#### AIM OF THE EXERCISE:
How many of the lines here include "code"? Answer with a single number.
-*-*-
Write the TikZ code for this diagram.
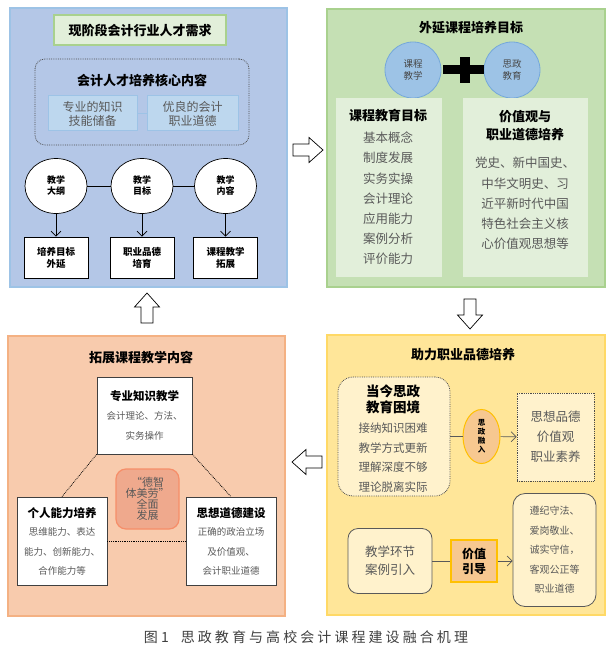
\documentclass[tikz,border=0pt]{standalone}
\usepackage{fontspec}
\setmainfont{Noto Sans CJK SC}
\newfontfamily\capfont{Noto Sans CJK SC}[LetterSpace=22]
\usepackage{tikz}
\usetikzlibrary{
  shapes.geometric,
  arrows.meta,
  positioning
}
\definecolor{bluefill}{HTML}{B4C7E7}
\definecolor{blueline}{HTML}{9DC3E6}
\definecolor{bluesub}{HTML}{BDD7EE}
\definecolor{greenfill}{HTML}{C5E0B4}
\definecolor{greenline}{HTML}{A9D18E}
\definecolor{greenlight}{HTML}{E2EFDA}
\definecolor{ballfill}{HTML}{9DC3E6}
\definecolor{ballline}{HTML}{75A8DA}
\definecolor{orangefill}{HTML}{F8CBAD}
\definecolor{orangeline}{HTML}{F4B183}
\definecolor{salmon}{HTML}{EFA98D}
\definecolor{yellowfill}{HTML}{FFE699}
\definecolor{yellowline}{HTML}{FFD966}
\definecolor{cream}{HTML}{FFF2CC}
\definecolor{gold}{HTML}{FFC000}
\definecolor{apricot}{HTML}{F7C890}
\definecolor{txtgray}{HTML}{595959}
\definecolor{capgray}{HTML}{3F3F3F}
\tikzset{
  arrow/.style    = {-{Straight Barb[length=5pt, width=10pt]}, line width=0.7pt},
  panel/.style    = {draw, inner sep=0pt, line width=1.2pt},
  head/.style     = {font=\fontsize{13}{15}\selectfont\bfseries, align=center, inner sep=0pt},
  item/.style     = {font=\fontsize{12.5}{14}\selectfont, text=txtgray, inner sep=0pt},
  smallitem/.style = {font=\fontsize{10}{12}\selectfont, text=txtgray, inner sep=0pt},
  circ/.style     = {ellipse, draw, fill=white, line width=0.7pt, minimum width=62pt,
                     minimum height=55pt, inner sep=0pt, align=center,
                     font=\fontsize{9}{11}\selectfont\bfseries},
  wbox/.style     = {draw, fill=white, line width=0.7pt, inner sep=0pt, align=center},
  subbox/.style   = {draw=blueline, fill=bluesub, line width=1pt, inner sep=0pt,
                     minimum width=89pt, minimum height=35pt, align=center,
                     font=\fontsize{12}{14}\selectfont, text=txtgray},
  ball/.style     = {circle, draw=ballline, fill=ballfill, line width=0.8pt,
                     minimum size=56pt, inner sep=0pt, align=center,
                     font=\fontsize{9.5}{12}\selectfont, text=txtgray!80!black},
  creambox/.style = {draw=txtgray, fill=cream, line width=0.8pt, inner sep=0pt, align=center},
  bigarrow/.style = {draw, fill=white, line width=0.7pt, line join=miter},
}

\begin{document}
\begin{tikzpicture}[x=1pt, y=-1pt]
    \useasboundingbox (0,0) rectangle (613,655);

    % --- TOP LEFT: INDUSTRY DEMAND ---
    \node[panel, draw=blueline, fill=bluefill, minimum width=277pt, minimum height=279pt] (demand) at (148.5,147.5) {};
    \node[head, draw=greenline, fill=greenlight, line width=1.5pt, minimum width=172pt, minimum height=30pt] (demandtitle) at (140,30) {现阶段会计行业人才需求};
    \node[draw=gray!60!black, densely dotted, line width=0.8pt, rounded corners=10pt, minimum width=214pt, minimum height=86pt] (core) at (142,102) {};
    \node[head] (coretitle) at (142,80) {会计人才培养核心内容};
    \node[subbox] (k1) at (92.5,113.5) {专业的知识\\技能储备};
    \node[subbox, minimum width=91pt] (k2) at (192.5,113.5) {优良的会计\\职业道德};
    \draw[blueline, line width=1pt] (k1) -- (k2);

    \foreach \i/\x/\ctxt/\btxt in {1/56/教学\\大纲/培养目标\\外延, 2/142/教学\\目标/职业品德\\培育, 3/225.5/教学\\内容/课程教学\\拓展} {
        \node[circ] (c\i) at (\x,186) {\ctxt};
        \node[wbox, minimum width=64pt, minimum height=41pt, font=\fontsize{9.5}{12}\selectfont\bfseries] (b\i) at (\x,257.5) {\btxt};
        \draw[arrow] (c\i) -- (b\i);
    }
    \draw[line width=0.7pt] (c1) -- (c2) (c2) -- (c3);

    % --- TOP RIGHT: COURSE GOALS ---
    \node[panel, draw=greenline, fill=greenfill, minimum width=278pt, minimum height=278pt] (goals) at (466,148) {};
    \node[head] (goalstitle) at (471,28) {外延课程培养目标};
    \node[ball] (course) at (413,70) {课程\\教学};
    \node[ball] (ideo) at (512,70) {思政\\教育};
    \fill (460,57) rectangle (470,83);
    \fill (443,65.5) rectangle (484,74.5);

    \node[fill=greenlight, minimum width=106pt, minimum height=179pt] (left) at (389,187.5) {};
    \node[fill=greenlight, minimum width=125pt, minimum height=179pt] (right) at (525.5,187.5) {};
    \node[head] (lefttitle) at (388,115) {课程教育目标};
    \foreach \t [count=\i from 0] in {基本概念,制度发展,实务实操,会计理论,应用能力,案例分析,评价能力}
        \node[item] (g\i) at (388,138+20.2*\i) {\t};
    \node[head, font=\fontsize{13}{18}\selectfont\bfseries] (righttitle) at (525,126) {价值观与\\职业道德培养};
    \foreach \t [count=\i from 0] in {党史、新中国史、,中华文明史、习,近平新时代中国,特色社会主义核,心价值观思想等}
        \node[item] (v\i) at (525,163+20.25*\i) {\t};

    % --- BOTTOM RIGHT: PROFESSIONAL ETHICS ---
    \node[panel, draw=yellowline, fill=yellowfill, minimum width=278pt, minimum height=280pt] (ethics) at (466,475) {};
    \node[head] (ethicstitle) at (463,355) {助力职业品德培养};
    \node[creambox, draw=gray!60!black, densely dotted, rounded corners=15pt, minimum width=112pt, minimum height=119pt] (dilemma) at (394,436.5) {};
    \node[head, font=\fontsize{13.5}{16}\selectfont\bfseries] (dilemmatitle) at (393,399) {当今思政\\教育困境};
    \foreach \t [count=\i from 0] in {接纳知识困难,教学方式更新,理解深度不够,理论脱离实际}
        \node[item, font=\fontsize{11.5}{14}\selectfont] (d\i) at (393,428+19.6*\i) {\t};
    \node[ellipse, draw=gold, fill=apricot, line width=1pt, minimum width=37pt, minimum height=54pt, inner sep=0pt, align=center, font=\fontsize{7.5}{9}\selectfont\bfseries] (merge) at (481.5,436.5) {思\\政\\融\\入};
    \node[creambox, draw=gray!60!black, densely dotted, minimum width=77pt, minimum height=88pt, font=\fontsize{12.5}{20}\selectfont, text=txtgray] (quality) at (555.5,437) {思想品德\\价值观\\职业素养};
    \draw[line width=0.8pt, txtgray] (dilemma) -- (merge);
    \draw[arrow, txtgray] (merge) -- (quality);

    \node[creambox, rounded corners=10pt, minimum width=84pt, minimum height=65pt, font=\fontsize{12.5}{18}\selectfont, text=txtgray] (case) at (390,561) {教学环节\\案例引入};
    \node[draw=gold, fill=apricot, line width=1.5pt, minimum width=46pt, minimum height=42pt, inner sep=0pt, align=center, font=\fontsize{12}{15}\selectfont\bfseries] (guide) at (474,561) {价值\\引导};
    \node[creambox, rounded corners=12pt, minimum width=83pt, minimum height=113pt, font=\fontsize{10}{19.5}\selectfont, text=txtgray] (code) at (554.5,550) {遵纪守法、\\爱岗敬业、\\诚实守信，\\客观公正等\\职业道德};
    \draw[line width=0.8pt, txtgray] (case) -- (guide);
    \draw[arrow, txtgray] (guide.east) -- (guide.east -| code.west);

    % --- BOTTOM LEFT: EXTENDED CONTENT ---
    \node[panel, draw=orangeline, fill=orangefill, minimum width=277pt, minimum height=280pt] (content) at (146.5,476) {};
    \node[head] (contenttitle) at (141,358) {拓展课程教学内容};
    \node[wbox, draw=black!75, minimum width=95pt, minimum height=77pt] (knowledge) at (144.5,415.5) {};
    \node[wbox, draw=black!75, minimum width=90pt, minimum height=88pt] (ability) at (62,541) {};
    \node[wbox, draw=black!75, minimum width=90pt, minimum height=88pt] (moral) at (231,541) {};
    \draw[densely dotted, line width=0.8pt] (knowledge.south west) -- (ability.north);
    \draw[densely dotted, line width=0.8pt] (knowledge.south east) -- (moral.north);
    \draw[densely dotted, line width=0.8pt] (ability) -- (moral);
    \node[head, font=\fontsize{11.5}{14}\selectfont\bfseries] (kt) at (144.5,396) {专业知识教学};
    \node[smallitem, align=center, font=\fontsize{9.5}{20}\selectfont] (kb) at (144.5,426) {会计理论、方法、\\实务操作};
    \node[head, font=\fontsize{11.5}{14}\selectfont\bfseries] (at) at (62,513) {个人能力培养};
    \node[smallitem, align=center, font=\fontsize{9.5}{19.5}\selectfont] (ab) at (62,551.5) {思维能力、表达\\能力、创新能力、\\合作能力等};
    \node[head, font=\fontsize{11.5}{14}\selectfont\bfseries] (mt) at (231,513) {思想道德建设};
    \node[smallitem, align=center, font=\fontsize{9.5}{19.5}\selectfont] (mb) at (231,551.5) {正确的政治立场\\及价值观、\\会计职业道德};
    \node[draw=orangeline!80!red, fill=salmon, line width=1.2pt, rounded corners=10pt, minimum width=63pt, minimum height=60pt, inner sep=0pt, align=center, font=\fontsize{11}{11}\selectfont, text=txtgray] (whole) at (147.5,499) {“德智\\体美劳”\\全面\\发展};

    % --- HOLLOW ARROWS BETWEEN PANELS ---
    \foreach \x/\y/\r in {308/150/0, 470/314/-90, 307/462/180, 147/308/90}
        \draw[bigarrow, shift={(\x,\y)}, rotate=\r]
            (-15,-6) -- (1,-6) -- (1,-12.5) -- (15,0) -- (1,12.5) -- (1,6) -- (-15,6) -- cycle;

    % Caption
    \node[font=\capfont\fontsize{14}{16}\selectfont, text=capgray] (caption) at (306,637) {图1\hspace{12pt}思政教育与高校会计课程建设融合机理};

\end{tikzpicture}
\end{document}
-*-*-
#### FINISHED TASK:
3